Renoir, Pierre Auguste << REHN wahr or ruh NWAHR, pyair oh GOOST >> (1841-1919), was a French Impressionist painter. He is famous for his pictures of young girls and children, and intimate portraits of French middle-class life. He loved to show lively groups in sensuous surroundings. He often used his friends as models. Renoir frequently painted his wife and children.
In the 1870’s, Renoir and Claude Monet together developed the broken color technique of the Impressionists. Instead of mixing paints completely, they left small dabs of color in a sketchy manner. But Renoir was more interested in rich color effects and a sense of volume than Monet. Renoir also preferred figure painting to landscapes. During the 1870’s, he painted a large number of portraits on commission. Perhaps his most famous is Mme. Charpentier and Her Children. Many Impressionists brought Japanese qualities into their work. However, Renoir revived the rococo style of such artists as Francois Boucher and Jean Honore Fragonard.
Renoir visited Italy in 1881 and 1882. His study of Renaissance painters there led him to a new appreciation of the importance of line. He returned to France, where he gave up his broad, coloristic manner and spent several years concentrating on drawing. Renoir painted a famous series, The Bathers, during this time.

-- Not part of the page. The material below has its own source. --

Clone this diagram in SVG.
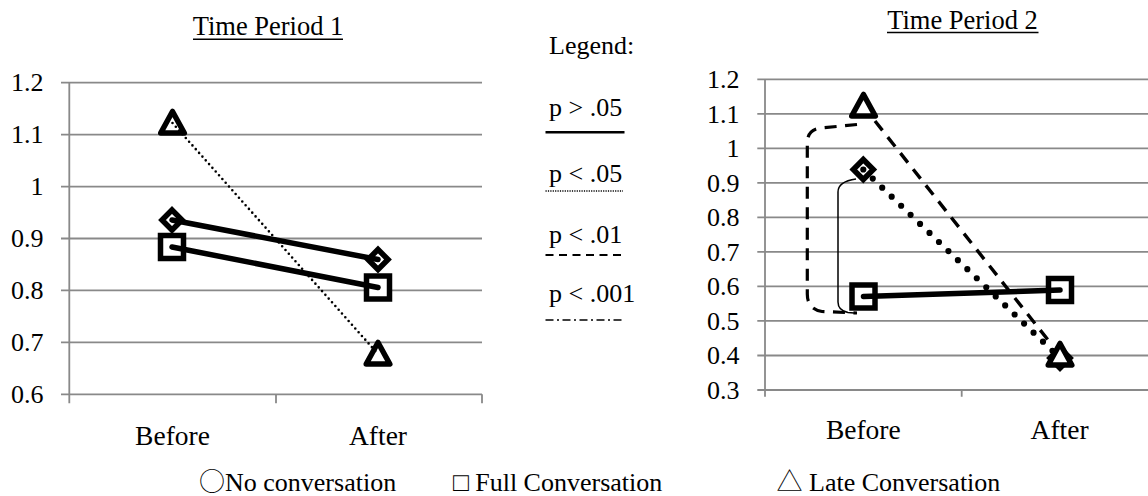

The happy quality of Renoir’s later work does not show the agony he suffered from arthritis. The disease eventually made it extremely difficult for him to use his hands. He had brushes tied to his hands and developed a final style of painting in broad brush strokes and vivid colors.
Renoir was born in Limoges, France, on Feb. 25, 1841. He was apprenticed to learn porcelain painting after he showed an early talent for drawing. He painted window shades and fans in Paris. He studied at Charles Gleyre’s studio. There, he met Monet and other young painters who were to form the Impressionist group. He was influenced also by Édouard Manet and the color methods of Eugene Delacroix. Renoir died on Dec. 3, 1919.